What are the best practices for website translation?

Website Translation and Localization is often marketed as one of the most valuable services to expand your brand. But what is the best way to go about it?

Getting started with your website translation and localization: Strategies and CMS

Before we dig in, let’s start by stepping back a little. Because here is fact number one: every project is unique. Start by thinking about the scale, requirements, and complexity of your project. Jumping in and applying some best practices won’t be enough. Begin by asking yourself questions like:

  • What is my goal?
  • Who do I want to reach?
  • What is my target locale and what are their online habits?
  • How many languages do I want to translate my website into?

When you know all of this, you can start laying out the foundations of how to get there. First, confirm which CMS you are using. Your CMS, which stands for Content Management System, will determine the future course your website localization project will take. Is it one of the most popular ones out there like WordPress? Is it a custom CMS? Or maybe it’s a static website built on a bunch of HTML and CSS files.

Once you know which CMS you are using, you have to check if your CMS allows you to export the source text in a translation-friendly format such as XML. Does it not? Don’t worry. There are a variety of plugins out there that can help you automate the exporting process.

Do you have plans to push more content and updates in the future? Then you should also think about using translation connectors so you can save time managing your translations and send the content directly to your system.

You should take advantage of the tools out there so you can automate the process as much as possible. This way, valuable time can be spent where it really matters: on the actual localization.

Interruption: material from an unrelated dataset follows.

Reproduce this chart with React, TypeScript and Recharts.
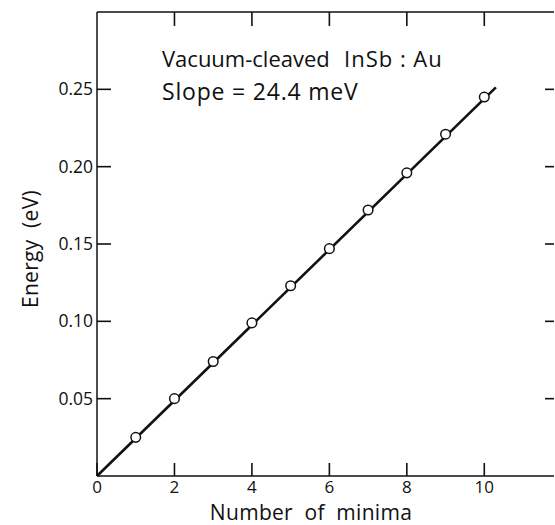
import React from 'react';
import { ScatterChart, Scatter, XAxis, YAxis, Customized } from 'recharts';

const minima = [1, 2, 3, 4, 5, 6, 7, 8, 9, 10];
const energies = [0.025, 0.050, 0.074, 0.099, 0.123, 0.147, 0.172, 0.196, 0.221, 0.245];
const fitX = [0, 10.3];
const fitY = [0, 0.2513];
const xTicks = [0, 2, 4, 6, 8, 10];
const topTicks = [2, 4, 6, 8, 10];
const yTicks = [0.05, 0.1, 0.15, 0.2, 0.25];

const points = minima.map((x, i) => ({ x, y: energies[i] }));
const fit = fitX.map((x, i) => ({ x, y: fitY[i] }));

const FONT = '"Open Sans", "DejaVu Sans", sans-serif';
const INK = '#111111';

const BottomTick = (p: any) => (
  <g>
    <line x1={p.x} y1={p.y} x2={p.x} y2={p.y - 13} stroke={INK} strokeWidth={1.6} />
    <text x={p.x} y={p.y + 17} textAnchor="middle" fontSize={17} fontFamily={FONT} fill={INK}>
      {p.payload.value}
    </text>
  </g>
);
const TopTick = (p: any) => (
  <g>
    <line x1={p.x} y1={p.y} x2={p.x} y2={p.y + 14} stroke={INK} strokeWidth={1.6} />
  </g>
);
const LeftTick = (p: any) => (
  <g>
    <line x1={p.x} y1={p.y} x2={p.x + 14} y2={p.y} stroke={INK} strokeWidth={1.6} />
    <text x={p.x - 4} y={p.y + 6} textAnchor="end" fontSize={17.5} fontFamily={FONT} fill={INK}>
      {Number(p.payload.value).toFixed(2)}
    </text>
  </g>
);
const RightTick = (p: any) => (
  <g>
    <line x1={p.x} y1={p.y} x2={p.x - 9} y2={p.y} stroke={INK} strokeWidth={1.6} />
  </g>
);

const Dot = (p: any) => (
  <circle cx={p.cx} cy={p.cy} r={4.8} fill="#fff" stroke={INK} strokeWidth={1.5} />
);
const NoShape = () => null;

const Texts = () => (
  <g fontFamily={FONT} fill={INK}>
    <text x={162} y={67} fontSize={22}>Vacuum-cleaved</text>
    <text x={344} y={67} fontSize={22} letterSpacing={1} style={{ whiteSpace: 'pre' }}>InSb : Au</text>
    <text x={162} y={100} fontSize={23} letterSpacing={0.8} style={{ whiteSpace: 'pre' }}>Slope = 24.4 meV</text>
    <text x={311} y={520} fontSize={21} letterSpacing={0.3} textAnchor="middle" style={{ whiteSpace: 'pre' }}>Number  of  minima</text>
    <text x={38} y={249} fontSize={21} letterSpacing={0.3} textAnchor="middle" transform="rotate(-90 38 249)" style={{ whiteSpace: 'pre' }}>Energy  (eV)</text>
  </g>
);

export default function App() {
  return (
    <div style={{ position: 'absolute', left: 0, top: 0, width: 555, height: 525, overflow: 'hidden', background: '#fff' }}>
      <ScatterChart width={555} height={525} margin={{ top: 11, right: 0, left: 0, bottom: 0 }}>
        <XAxis xAxisId="b" type="number" dataKey="x" domain={[0, 11.8]} ticks={xTicks} orientation="bottom"
          height={49} tickSize={0} tickMargin={0} tickLine={false} tick={<BottomTick />}
          axisLine={{ stroke: INK, strokeWidth: 1.5 }} />
        <XAxis xAxisId="t" type="number" dataKey="x" domain={[0, 11.8]} ticks={topTicks} orientation="top"
          height={1} tickSize={0} tickMargin={0} tickLine={false} tick={<TopTick />}
          axisLine={{ stroke: INK, strokeWidth: 1.5 }} />
        <YAxis yAxisId="l" type="number" dataKey="y" domain={[0, 0.3]} ticks={yTicks} orientation="left"
          width={97} tickSize={0} tickMargin={0} tickLine={false} tick={<LeftTick />}
          axisLine={{ stroke: INK, strokeWidth: 1.5 }} />
        <YAxis yAxisId="r" type="number" dataKey="y" domain={[0, 0.3]} ticks={yTicks} orientation="right"
          width={1} tickSize={0} tickMargin={0} tickLine={false} tick={<RightTick />}
          axisLine={false} />
        <Scatter xAxisId="t" yAxisId="r" data={points} shape={<NoShape />} isAnimationActive={false} />
        <Scatter xAxisId="b" yAxisId="l" data={fit} line={{ stroke: INK, strokeWidth: 2.6 }} shape={<NoShape />} isAnimationActive={false} />
        <Scatter xAxisId="b" yAxisId="l" data={points} shape={<Dot />} isAnimationActive={false} />
        <Customized component={Texts} />
      </ScatterChart>
    </div>
  );
}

The Ideal Localization Team And Tools

Right. CMS, plugin, and translation connectors check. But we are not there yet. Now you have to think about the translation tool, or CAT Tools, that you will use to run your translations. You have to set up a quality linguistic team. And you have to prepare linguistic resources such as a glossary and a style guide.

CAT-Tools provide the option for Quality Assurance and further automation of the translation process, while Glossaries and style guides are the guardians of your brand. They make sure that every preference in terminology and style are maintained throughout the localization process.

When it comes to setting up a quality team, it is not as straightforward as it sounds. A marketing-oriented team will often neglect the technical part, while a technically oriented team, will neglect the linguistic part.

The solution? Collaboration. Put together a team that complements each other and brings all levels of expertise together. This is how you can strive to reach the best possible results. The linguistic expertise is key in ensuring linguistic and cultural integrity, while the technical team is there to make sure it all runs smoothly, and your audience can interact with a website free of bugs.